Earn is not the only character whose experiences illustrate the disconnect between actual and perceived status. At that club where Earn keeps trying to chase down a check, Darius steps out of Paper Boi’s VIP section for a minute, then can’t get back in because the bouncer doesn’t recognize that he belongs with the folks behind the rope. Van is disdainful of her jet-setting, bed-hopping best friend Jayde, but also clearly craves the company of people who have made it, whether it’s Jayde or Mr. and Mrs. Juneteenth, because she wants some of their pixie dust to rub off on her. Paper Boi is constantly dealing with the whiplash that comes with achieving a minor level of fame, sometimes believing he’s more of a star than he is (he gets annoyed when Black Justin Bieber and NFL player Marcus Miles attract more attention than he does, and can’t stand being blasted on social media) and keeping a tight lid on the fact that he’s earned more from drug-dealing than any rapping he’s ever done.

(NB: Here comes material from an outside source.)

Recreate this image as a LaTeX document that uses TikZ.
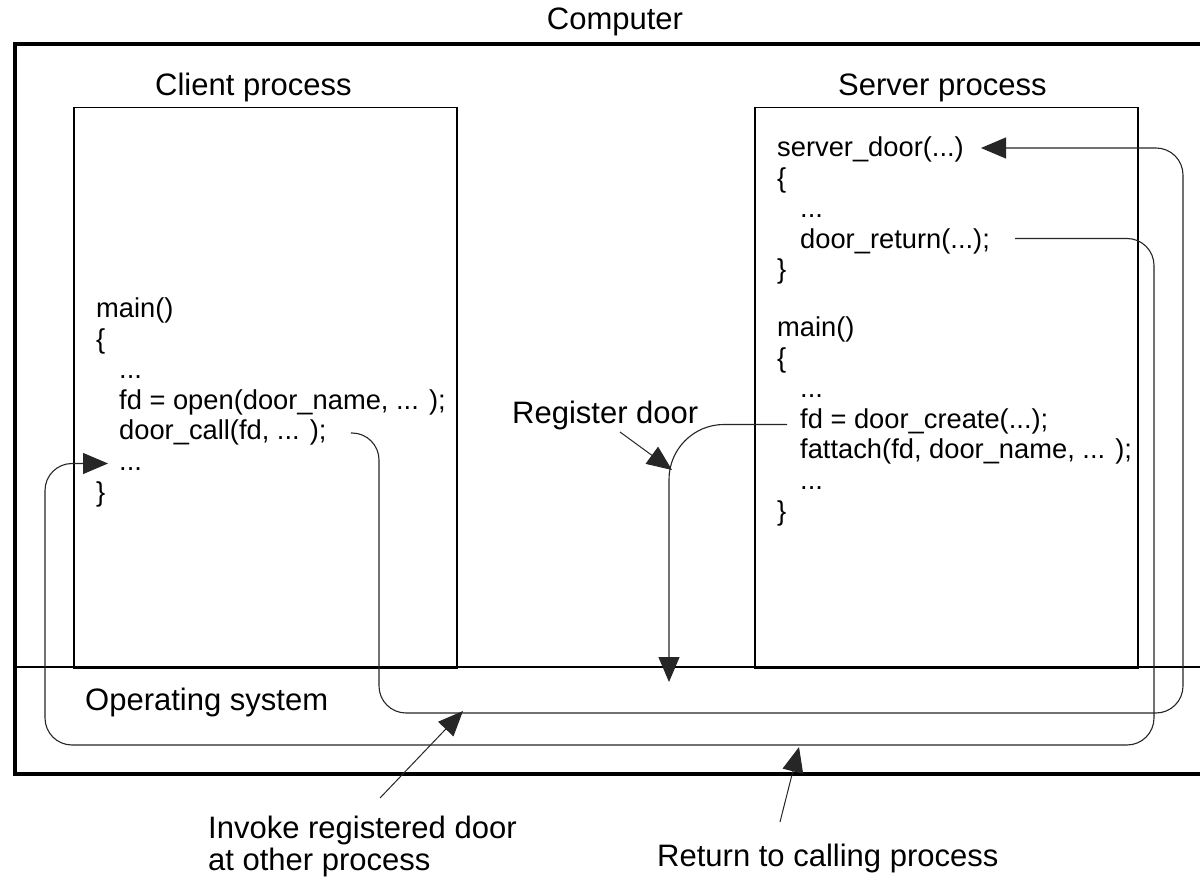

“Most of this rap shit is appearances,” Paper Boi says in a conversation during the finale. Adds Darius: “Appearances are money.” They’re basically describing their blueprint for success, which is the blueprint for achieving the American Dream circa 2016. You fake it for a while by making yourself look like a success, on social media and elsewhere. Then people perceive you as a successful person, and, pretty soon, you actually start getting paid real bucks based on the reputation you’ve built.

Atlanta both demonstrates how that path can work and how the inherent falseness of it doesn’t always benefit everyone. As Earn says in the season premiere, “I just keep losing. Are some people just supposed to lose?”

The final moments of that last episode seem to suggest otherwise. As Earn settles into his storage unit and yanks a couple $100 bills out of his shoe, for the first time it feels like faking it has started to get him somewhere after all.